Parental Challenges: Religion

There are so many things that are challenging for me as a parent, and some things that come easily to me.  One thing that is unexpectedly challenging for me is religious upbringing.

I grew up in a Catholic home.  I always looked at it as...I'm Catholic. I didn't give it much thought pre-college.  I mean I thought about religion...I just took for granted that I was Catholic...and didn't really think about other Christian denominations.

But, parenting religiously?  It's a hard thing to do.  Brian is not Catholic.  That didn't phase me before.

HA!  How little I knew back then.  Do you ever wish you could go back in time and tell yourself things?  This is one of those things.  It wouldn't have changed my marrying Brian, but I would have better prepared ourselves, myself, for the future responsibilities I was to face.

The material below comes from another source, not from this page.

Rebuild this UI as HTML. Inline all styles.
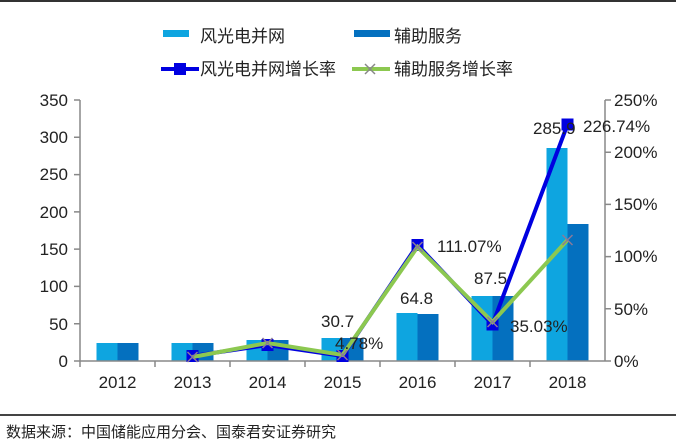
<!DOCTYPE html>
<html><head><meta charset="utf-8"><style>
html,body{margin:0;padding:0;background:#fff;width:676px;height:444px;overflow:hidden}
text{font-family:"Liberation Sans","Noto Sans CJK SC",sans-serif}
</style></head><body>
<svg width="676" height="444" viewBox="0 0 676 444" xmlns="http://www.w3.org/2000/svg">
<line x1="0" y1="1" x2="676" y2="1" stroke="#333" stroke-width="2"/>
<!-- legend -->
<rect x="163" y="30" width="26" height="7" fill="#0ea5e0"/>
<text x="200" y="42" font-size="17" fill="#222">风光电并网</text>
<rect x="354" y="30" width="36" height="7" fill="#0470bf"/>
<text x="394" y="42" font-size="17" fill="#222">辅助服务</text>
<line x1="161" y1="69" x2="199" y2="69" stroke="#0000e0" stroke-width="4"/>
<rect x="174" y="63" width="12" height="12" fill="#0000e0"/>
<text x="200" y="75" font-size="17" fill="#222">风光电并网增长率</text>
<line x1="352" y1="69" x2="390" y2="69" stroke="#8cc850" stroke-width="4"/>
<path d="M365 64 L375 74 M375 64 L365 74" stroke="#888" stroke-width="1.5"/>
<text x="394" y="75" font-size="17" fill="#222">辅助服务增长率</text>
<!-- bars -->
<g fill="#0ea5e0">
<rect x="96.5" y="343" width="21" height="18"/>
<rect x="171.5" y="343" width="21" height="18"/>
<rect x="246.5" y="340" width="21" height="21"/>
<rect x="321.5" y="338" width="21" height="23"/>
<rect x="396.5" y="313" width="21" height="48"/>
<rect x="471.5" y="296" width="21" height="65"/>
<rect x="546.5" y="148" width="21" height="213"/>
</g>
<g fill="#0470bf">
<rect x="117.5" y="343" width="21" height="18"/>
<rect x="192.5" y="343" width="21" height="18"/>
<rect x="267.5" y="340" width="21" height="21"/>
<rect x="342.5" y="338" width="21" height="23"/>
<rect x="417.5" y="314" width="21" height="47"/>
<rect x="492.5" y="296" width="21" height="65"/>
<rect x="567.5" y="224" width="21" height="137"/>
</g>
<!-- axes -->
<g stroke="#888" stroke-width="1.5" fill="none">
<line x1="80" y1="100" x2="80" y2="361"/>
<line x1="605" y1="100" x2="605" y2="361"/>
<line x1="74" y1="361" x2="611" y2="361"/>
<path d="M74 100H80M74 137.3H80M74 174.6H80M74 211.9H80M74 249.1H80M74 286.4H80M74 323.7H80"/>
<path d="M605 100H611M605 152.2H611M605 204.4H611M605 256.6H611M605 308.8H611"/>
<path d="M155 361V367M230 361V367M305 361V367M380 361V367M455 361V367M530 361V367M80 361V367"/>
</g>
<g font-size="17" fill="#222" text-anchor="end">
<text x="68" y="106">350</text><text x="68" y="143">300</text><text x="68" y="180">250</text>
<text x="68" y="218">200</text><text x="68" y="255">150</text><text x="68" y="292">100</text>
<text x="68" y="330">50</text><text x="68" y="367">0</text>
</g>
<g font-size="17" fill="#222">
<text x="614" y="106">250%</text><text x="614" y="158">200%</text><text x="614" y="210">150%</text>
<text x="614" y="262">100%</text><text x="614" y="315">50%</text><text x="614" y="367">0%</text>
</g>
<g font-size="17" fill="#222" text-anchor="middle">
<text x="117.5" y="388">2012</text><text x="192.5" y="388">2013</text><text x="267.5" y="388">2014</text>
<text x="342.5" y="388">2015</text><text x="417.5" y="388">2016</text><text x="492.5" y="388">2017</text>
<text x="567.5" y="388">2018</text>
</g>
<!-- lines -->
<polyline points="192.5,356 267.5,345 342.5,356 417.5,245 492.5,324.5 567.5,124.5" fill="none" stroke="#0000e0" stroke-width="4"/>
<g fill="#0000e0">
<rect x="186.5" y="350" width="12" height="12"/><rect x="261.5" y="339" width="12" height="12"/>
<rect x="336.5" y="350" width="12" height="12"/><rect x="411.5" y="239" width="12" height="12"/>
<rect x="486.5" y="318.5" width="12" height="12"/><rect x="561.5" y="118.5" width="12" height="12"/>
</g>
<polyline points="192.5,357 267.5,343 342.5,355 417.5,247 492.5,322 567.5,240" fill="none" stroke="#8cc850" stroke-width="4"/>
<g stroke="#8a7a9a" stroke-width="1.5">
<path d="M187.5 352l10 10M197.5 352l-10 10M262.5 338l10 10M272.5 338l-10 10M337.5 350l10 10M347.5 350l-10 10M412.5 242l10 10M422.5 242l-10 10M487.5 317l10 10M497.5 317l-10 10M562.5 235l10 10M572.5 235l-10 10"/>
</g>
<!-- data labels -->
<g font-size="17" fill="#222">
<text x="321" y="327">30.7</text>
<text x="335" y="349">4.78%</text>
<text x="400" y="304">64.8</text>
<text x="437" y="252">111.07%</text>
<text x="474" y="284">87.5</text>
<text x="510" y="332">35.03%</text>
<text x="533" y="134">285.9</text>
<text x="583" y="132">226.74%</text>
</g>
<line x1="0" y1="415" x2="676" y2="415" stroke="#444" stroke-width="2"/>
<text x="6" y="437" font-size="15" fill="#222">数据来源：中国储能应用分会、国泰君安证券研究</text>
</svg>
</body></html>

So, along come kids, and how fun it is to take a baby to church.  Really...I liked it.  Everyone doted on them and talked about how sweet and cute they were/are.  Then they hit the toddler years and you just feel overwhelmed.  They don't want to sit still...they get bored...oy!  But, I didn't feel like the nursery was a place for my kids at church.  If they're going to come, they're there for a reason, once baptized they are members of the church so they should be in church.  And I like the idea of family being together in church.

Truly...my kids are REALLY well behaved in church.  I'm very blessed, but even with one or both (yes, I have taken both!) with me things still feel off.  I am surrounded by families consisting of not just mom ands kids but dads.  I have never felt so...alone.  I took for granted that my family all went together all of those years.  And a heavy weight began to sit on my shoulders.  The realization that I have a VERY big responsibility before me.  Much bigger than past me ever could have realized.  You worry so much about their physical and mental health that you sometimes lose sight of their spiritual well being.

Now I would NEVER force Brian to go to church with me.  He does go on Easter and Christmas with us.  But, as our kids get older I want them to know that religion, faith, means something to their parents.  And what better way to model that then to pray at home, have conversations about God, and to go to church.

But, with Brian's discomfort with the Catholic Church I have really struggled lately with "is this where my family belongs".  I don't by any means agree with all of the Catholic man-made teachings.  I do understand that with any ancient organization it will take a looong time to create change though.  So, do I abandon the Catholic Church for something different.  And when I look at other churches online or through talking to others they just don't sound right for me.  I belong in the Catholic church...this came to me through a lot of prayer, talks with my mom, and a lot of research.

This didn't solve my family dilemma though.  More often than not both kids are clamoring to go to church with me, and while I adore having them with me it also makes it a lot harder to get anything out of going.  I spend my time making sure people aren't dropping things under pews, falling off of kneelers, and very little time being "present."  Usually I take turns each week...one week Gabriel goes, the next Lorelai goes, and on days I lector I go by myself.

Last week, while getting in the car, Brian was helping to put Gabriel in his car seat while I got Lorelai set up.  And Gabriel asked Brian why he wasn't coming to church.  WOW!  We thought we had a while before he was able to make that observation.  And Brian was clearly at a loss for words.  I made up some lame excuse about how he had to take care of the dogs.  But, that didn't satisfy Gabriel.  The entire mass he wanted to know why the 3 of us came and Brian didn't.  How do you explain to your 3 year old that Catholic beliefs leave his dad feeling left out?  An outsider in a situation where all should feel welcome?

Mostly I want my kids to know that God is of the upmost importance in his parents' lives.  And Brian, being the awesome dad that he is, has offered to come to church with us, to help me teach that important lesson to our children (especially our incredibly inquisitive son).  He has also read a book about Catholicism so he can understand it better and help teach our kids about it more effectively, and someday, when they can understand better, what his disagreements are with the church.  But, what matters now is that we provide a unified front that God is important to us...and we'll confront the "Catholic" issues as they arise.

You can already tell that church is important to Gabriel.  He has asked me at least once every day in the last week if we can go to church.  He adores the hymns.  I'm so glad that he sees this as something he can share with his mommy.  And I am so thankful that now he'll be able to share it with his Daddy as well.  I never thought I'd stress as much about this way back when we were planning our wedding as I have the last few months.

God has truly blessed me with a husband who is willing to see beyond differences and help me in raising children of faith in the best way that I/we know how.